--- Given task ---
Exactly the lines from the start of the data below through the line that contains "ax.barh(y - h" are to be copied, with pictures left out.

Entries from a dataset:
>> Start

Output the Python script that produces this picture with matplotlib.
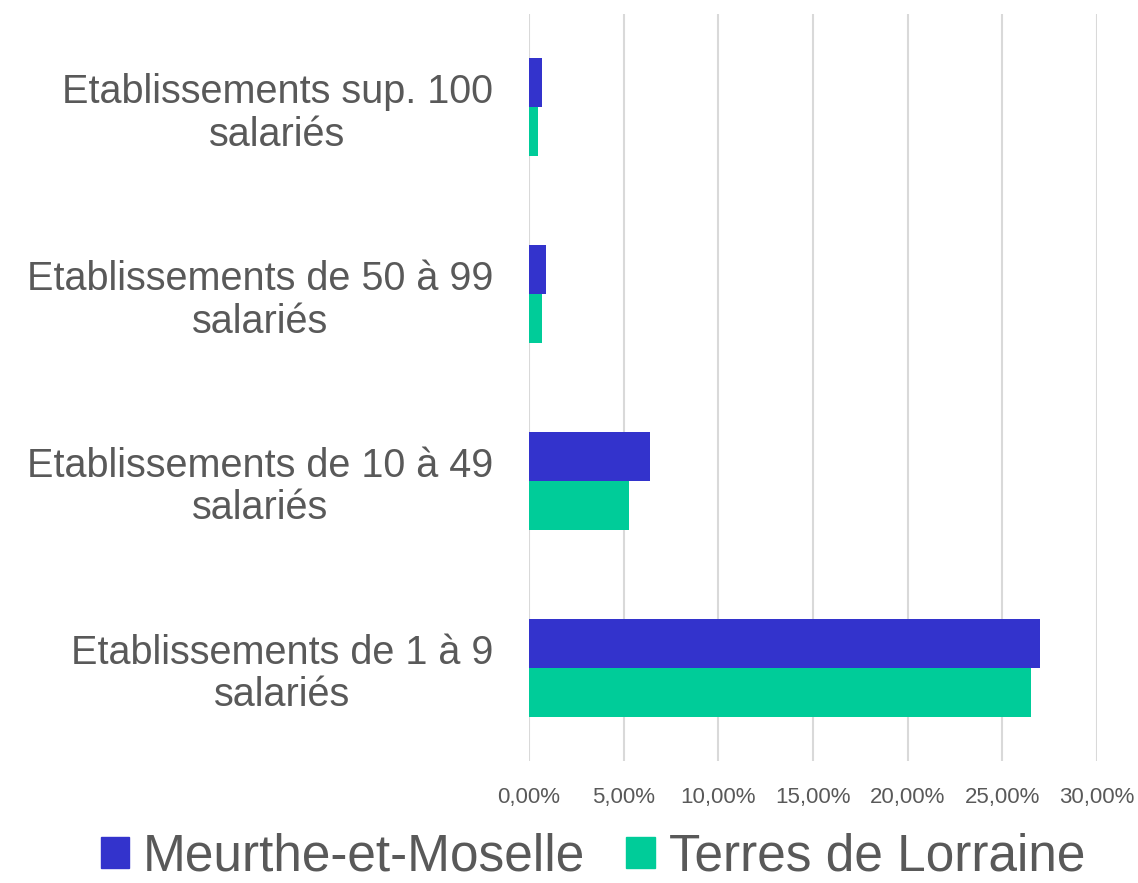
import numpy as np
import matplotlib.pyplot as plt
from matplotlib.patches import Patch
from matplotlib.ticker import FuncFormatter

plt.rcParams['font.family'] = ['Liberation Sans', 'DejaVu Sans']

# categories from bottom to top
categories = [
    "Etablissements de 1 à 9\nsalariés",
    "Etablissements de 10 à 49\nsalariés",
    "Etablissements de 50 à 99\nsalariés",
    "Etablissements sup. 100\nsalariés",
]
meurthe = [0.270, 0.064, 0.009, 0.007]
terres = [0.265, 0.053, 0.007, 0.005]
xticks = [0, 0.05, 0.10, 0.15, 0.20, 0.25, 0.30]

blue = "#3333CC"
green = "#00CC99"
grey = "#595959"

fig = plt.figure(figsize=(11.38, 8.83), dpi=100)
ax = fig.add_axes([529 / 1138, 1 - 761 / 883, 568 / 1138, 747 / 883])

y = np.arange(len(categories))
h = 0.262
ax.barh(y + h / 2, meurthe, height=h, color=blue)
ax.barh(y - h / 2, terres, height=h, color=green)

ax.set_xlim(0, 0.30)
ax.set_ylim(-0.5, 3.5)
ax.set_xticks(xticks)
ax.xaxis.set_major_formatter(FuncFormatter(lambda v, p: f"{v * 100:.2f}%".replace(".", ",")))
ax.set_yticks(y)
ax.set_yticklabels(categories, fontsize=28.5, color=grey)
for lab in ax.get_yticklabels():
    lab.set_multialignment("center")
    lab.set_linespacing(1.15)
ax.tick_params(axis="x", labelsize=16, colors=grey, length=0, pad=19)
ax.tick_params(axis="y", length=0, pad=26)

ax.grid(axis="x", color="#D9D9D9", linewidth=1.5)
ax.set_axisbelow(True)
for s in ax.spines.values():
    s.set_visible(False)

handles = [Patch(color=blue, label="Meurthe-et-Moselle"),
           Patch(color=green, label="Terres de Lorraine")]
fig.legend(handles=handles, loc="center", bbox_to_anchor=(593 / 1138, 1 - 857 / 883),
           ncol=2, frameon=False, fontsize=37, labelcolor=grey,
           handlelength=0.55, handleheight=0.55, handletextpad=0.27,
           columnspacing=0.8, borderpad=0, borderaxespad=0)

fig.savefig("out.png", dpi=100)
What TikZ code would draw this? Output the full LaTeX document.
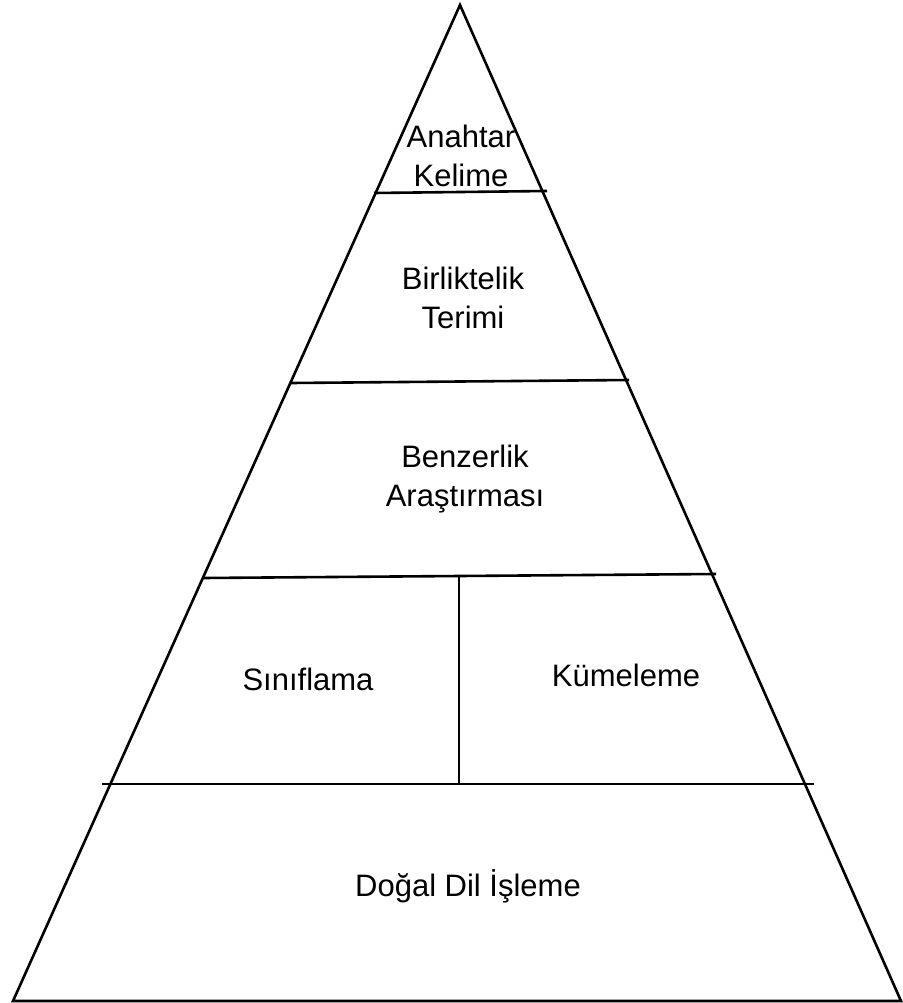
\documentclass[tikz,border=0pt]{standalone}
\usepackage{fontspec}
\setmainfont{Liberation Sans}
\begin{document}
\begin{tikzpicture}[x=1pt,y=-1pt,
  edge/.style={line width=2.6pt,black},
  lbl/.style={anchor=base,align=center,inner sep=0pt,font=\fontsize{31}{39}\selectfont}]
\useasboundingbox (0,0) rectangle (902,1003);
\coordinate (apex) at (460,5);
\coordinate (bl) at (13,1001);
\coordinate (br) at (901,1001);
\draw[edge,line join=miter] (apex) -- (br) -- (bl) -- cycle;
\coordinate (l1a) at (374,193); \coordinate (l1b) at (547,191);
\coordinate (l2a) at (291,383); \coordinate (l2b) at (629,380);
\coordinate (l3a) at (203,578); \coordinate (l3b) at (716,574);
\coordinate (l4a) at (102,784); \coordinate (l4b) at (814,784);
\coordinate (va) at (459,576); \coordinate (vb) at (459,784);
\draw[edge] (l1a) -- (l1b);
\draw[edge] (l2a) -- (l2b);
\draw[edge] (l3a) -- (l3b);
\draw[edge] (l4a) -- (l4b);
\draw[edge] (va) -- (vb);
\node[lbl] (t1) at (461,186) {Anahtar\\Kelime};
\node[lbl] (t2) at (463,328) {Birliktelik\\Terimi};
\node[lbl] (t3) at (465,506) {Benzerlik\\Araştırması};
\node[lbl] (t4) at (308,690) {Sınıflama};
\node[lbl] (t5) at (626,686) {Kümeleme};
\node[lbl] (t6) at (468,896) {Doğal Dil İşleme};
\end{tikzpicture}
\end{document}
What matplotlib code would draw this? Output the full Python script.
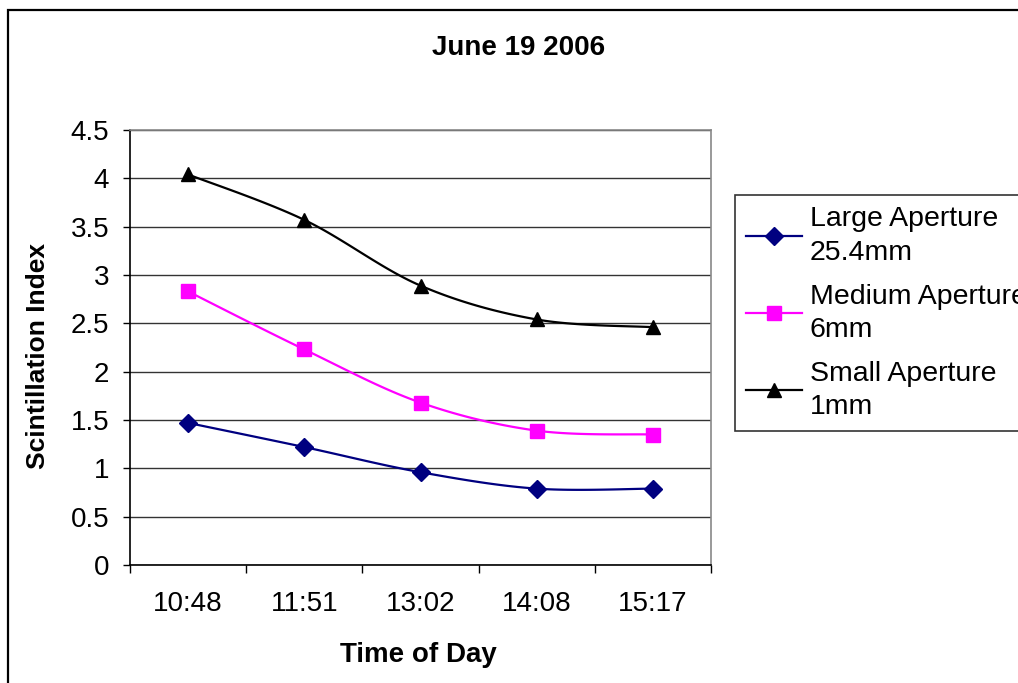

>> End

--- Task solution ---
Output the Python script that produces this picture with matplotlib.
import numpy as np
import matplotlib.pyplot as plt
from matplotlib.patches import Patch
from matplotlib.ticker import FuncFormatter

plt.rcParams['font.family'] = ['Liberation Sans', 'DejaVu Sans']

# categories from bottom to top
categories = [
    "Etablissements de 1 à 9\nsalariés",
    "Etablissements de 10 à 49\nsalariés",
    "Etablissements de 50 à 99\nsalariés",
    "Etablissements sup. 100\nsalariés",
]
meurthe = [0.270, 0.064, 0.009, 0.007]
terres = [0.265, 0.053, 0.007, 0.005]
xticks = [0, 0.05, 0.10, 0.15, 0.20, 0.25, 0.30]

blue = "#3333CC"
green = "#00CC99"
grey = "#595959"

fig = plt.figure(figsize=(11.38, 8.83), dpi=100)
ax = fig.add_axes([529 / 1138, 1 - 761 / 883, 568 / 1138, 747 / 883])

y = np.arange(len(categories))
h = 0.262
ax.barh(y + h / 2, meurthe, height=h, color=blue)
ax.barh(y - h / 2, terres, height=h, color=green)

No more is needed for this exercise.